Consider the subring $R=\left\{\frac{m}{2^n}\mid m\in \mathbb Z, n\in \mathbb N_0\right\}$ of $\mathbb Q$. Show that for any ideal $I$ of $R$ there is an ideal $J$ of $\mathbb Z$ with $I=\left\{\frac{m}{2^n}\mid m\in J, n\in \mathbb N_0\right\}$.
Any hints or suggestions at least to get started?
The construction of $J$ is simply $J = I \cap \Bbb Z$. It is routine to check that this is an ideal.
We claim that $I=\left\{ \frac{m}{2^n} ~\middle|~ m\in (I \cap \Bbb Z), n\in \mathbb N_0 \right\}$.
For $\subseteq$, note that if $\frac m{2^n} \in I$, then $m \in I$, so $m \in (I \cap \Bbb Z)$, so $\frac m{2^n} \in \left\{ \frac{m}{2^n} ~\middle|~ m\in (I \cap \Bbb Z), n\in \mathbb N_0 \right\}$. $\supseteq$ is clear.
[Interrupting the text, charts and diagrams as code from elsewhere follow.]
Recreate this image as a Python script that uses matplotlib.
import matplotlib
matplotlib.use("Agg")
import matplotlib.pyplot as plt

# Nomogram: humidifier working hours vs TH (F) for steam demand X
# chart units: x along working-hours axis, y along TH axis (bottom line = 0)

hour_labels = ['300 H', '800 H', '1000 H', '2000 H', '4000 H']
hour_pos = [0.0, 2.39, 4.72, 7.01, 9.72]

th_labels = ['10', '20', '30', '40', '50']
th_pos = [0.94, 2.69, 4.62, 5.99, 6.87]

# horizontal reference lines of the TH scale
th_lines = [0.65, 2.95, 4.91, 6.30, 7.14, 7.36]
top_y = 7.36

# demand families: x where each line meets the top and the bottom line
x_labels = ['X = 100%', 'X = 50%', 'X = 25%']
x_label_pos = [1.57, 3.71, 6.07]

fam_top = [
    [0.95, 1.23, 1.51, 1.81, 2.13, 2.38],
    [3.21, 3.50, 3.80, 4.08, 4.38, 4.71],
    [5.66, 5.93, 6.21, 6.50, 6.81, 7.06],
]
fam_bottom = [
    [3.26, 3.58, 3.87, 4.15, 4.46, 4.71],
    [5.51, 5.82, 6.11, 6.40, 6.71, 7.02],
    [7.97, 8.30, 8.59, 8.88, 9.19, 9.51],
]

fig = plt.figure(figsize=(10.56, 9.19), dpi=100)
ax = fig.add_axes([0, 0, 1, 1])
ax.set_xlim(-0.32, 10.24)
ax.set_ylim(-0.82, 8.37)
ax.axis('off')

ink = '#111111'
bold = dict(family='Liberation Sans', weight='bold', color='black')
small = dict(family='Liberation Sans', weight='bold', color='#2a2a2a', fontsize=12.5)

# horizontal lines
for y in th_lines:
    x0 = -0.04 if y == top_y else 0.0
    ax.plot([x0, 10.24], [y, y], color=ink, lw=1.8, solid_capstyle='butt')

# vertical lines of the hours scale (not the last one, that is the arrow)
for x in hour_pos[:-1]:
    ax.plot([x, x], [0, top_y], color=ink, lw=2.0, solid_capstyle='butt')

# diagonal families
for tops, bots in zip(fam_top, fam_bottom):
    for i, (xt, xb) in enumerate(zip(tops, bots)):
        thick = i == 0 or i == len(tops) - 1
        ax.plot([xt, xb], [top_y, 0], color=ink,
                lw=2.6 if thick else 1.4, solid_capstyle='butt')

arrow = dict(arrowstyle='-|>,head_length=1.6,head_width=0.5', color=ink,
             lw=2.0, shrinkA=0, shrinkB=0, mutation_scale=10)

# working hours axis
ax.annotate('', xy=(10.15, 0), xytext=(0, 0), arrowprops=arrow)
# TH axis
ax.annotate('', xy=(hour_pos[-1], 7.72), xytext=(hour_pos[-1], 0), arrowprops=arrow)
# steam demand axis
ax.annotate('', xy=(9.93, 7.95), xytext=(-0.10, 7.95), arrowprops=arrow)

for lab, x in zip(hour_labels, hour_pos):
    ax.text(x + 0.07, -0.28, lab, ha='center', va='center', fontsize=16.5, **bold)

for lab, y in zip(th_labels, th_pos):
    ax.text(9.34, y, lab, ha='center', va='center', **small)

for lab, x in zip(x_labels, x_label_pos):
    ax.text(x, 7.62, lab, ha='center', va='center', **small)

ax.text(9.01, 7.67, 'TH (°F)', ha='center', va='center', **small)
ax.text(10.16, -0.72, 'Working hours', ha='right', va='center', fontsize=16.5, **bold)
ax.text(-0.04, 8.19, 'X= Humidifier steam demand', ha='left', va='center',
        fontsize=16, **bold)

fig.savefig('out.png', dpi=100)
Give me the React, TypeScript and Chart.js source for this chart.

More generally, referring to Stacks 10.9.16, if $S$ is a multiplicatively closed subset of a ring $R$, then we can form the ring $S^{-1}R$, and again every ideal in $S^{-1}R$ can be expressed in the form $S^{-1}I$ where $I$ is an ideal of $R$.
In this case, $R = \Bbb Z$ and $S = \{ 2^n \mid n \in \Bbb N \}$.